- **The problem**
Take the lines of the data below from the very first through the line containing "10.4, 10.5, 10.6];" and output them exactly, pictures excluded.

::::::::::

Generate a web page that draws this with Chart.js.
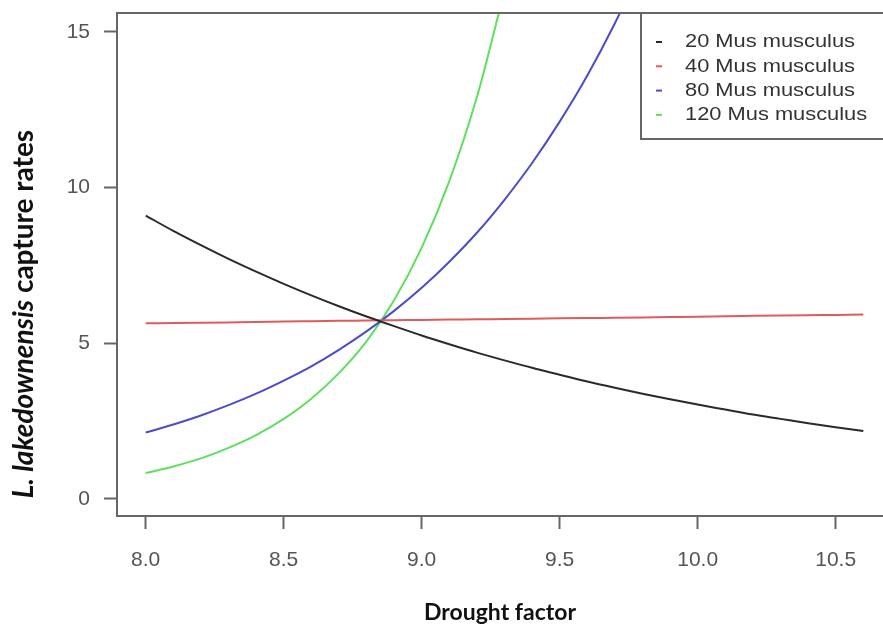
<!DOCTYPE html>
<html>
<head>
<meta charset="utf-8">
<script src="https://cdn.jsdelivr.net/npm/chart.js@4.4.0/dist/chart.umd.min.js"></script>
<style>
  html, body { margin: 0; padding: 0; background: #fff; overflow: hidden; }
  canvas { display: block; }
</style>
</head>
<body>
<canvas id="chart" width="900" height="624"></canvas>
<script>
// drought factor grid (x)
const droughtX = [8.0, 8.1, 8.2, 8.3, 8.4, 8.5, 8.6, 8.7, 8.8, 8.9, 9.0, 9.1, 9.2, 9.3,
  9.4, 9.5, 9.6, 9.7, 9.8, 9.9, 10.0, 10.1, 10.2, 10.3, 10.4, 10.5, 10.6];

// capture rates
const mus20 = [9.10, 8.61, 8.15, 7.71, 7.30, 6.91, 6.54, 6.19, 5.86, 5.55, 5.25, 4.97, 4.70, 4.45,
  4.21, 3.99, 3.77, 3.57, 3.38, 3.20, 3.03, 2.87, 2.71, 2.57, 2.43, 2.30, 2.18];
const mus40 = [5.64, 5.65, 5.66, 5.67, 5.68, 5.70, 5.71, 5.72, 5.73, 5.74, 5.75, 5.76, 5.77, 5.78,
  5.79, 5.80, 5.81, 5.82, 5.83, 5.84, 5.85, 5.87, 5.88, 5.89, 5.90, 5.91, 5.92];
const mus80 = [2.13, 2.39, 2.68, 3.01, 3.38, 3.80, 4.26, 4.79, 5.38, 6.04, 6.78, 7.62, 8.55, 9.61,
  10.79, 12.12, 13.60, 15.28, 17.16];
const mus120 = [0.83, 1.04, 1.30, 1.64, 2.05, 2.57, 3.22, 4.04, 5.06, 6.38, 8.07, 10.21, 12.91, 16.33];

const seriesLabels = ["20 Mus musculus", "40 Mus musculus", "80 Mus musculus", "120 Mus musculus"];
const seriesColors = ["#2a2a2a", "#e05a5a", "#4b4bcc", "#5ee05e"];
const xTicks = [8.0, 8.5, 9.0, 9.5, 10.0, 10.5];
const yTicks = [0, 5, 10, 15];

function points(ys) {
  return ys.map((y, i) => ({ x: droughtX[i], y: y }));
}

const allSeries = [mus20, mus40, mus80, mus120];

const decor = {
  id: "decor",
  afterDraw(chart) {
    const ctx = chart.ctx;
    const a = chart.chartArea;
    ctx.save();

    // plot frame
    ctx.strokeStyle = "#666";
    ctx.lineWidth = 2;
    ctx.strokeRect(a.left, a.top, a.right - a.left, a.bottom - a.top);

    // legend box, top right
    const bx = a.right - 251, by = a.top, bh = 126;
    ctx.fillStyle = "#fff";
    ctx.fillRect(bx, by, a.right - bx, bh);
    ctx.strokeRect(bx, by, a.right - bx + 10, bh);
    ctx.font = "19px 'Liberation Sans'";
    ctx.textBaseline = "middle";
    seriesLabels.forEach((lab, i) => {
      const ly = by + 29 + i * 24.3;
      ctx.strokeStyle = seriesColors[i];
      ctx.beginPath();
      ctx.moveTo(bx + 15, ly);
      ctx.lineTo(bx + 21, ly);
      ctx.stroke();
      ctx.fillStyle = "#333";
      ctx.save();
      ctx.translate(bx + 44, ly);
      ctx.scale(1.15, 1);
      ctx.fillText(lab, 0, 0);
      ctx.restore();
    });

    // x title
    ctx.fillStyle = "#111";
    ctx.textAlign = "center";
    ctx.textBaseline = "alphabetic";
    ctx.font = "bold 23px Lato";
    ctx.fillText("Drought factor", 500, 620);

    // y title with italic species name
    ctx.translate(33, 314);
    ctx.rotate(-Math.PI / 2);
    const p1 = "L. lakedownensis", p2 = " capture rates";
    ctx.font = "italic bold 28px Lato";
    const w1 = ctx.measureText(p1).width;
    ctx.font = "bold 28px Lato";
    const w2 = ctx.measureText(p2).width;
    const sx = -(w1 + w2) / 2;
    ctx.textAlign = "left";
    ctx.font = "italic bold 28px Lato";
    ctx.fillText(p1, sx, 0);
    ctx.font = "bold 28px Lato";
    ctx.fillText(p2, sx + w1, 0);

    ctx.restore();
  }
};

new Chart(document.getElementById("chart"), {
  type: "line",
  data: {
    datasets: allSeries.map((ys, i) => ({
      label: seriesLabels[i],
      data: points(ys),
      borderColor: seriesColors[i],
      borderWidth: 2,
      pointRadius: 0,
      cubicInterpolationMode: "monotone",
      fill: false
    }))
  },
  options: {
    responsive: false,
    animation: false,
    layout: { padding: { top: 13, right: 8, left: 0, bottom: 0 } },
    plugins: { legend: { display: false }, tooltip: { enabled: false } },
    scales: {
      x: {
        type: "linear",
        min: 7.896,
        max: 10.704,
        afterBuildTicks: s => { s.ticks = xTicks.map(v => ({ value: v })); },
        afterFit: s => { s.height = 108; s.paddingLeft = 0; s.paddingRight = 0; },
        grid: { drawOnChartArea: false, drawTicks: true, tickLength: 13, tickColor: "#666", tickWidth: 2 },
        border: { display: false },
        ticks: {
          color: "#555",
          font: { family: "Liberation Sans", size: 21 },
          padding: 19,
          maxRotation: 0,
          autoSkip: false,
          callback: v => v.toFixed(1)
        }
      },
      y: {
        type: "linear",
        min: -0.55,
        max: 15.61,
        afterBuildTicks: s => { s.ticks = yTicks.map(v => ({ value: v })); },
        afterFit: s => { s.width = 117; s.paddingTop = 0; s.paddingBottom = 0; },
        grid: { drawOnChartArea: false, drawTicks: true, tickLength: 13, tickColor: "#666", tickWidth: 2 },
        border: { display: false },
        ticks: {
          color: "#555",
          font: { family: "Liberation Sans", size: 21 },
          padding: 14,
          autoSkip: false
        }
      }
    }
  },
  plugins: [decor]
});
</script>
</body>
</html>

::::::::::

- **Output for this exercise**
Generate a web page that draws this with Chart.js.
<!DOCTYPE html>
<html>
<head>
<meta charset="utf-8">
<script src="https://cdn.jsdelivr.net/npm/chart.js@4.4.0/dist/chart.umd.min.js"></script>
<style>
  html, body { margin: 0; padding: 0; background: #fff; overflow: hidden; }
  canvas { display: block; }
</style>
</head>
<body>
<canvas id="chart" width="900" height="624"></canvas>
<script>
// drought factor grid (x)
const droughtX = [8.0, 8.1, 8.2, 8.3, 8.4, 8.5, 8.6, 8.7, 8.8, 8.9, 9.0, 9.1, 9.2, 9.3,
  9.4, 9.5, 9.6, 9.7, 9.8, 9.9, 10.0, 10.1, 10.2, 10.3, 10.4, 10.5, 10.6];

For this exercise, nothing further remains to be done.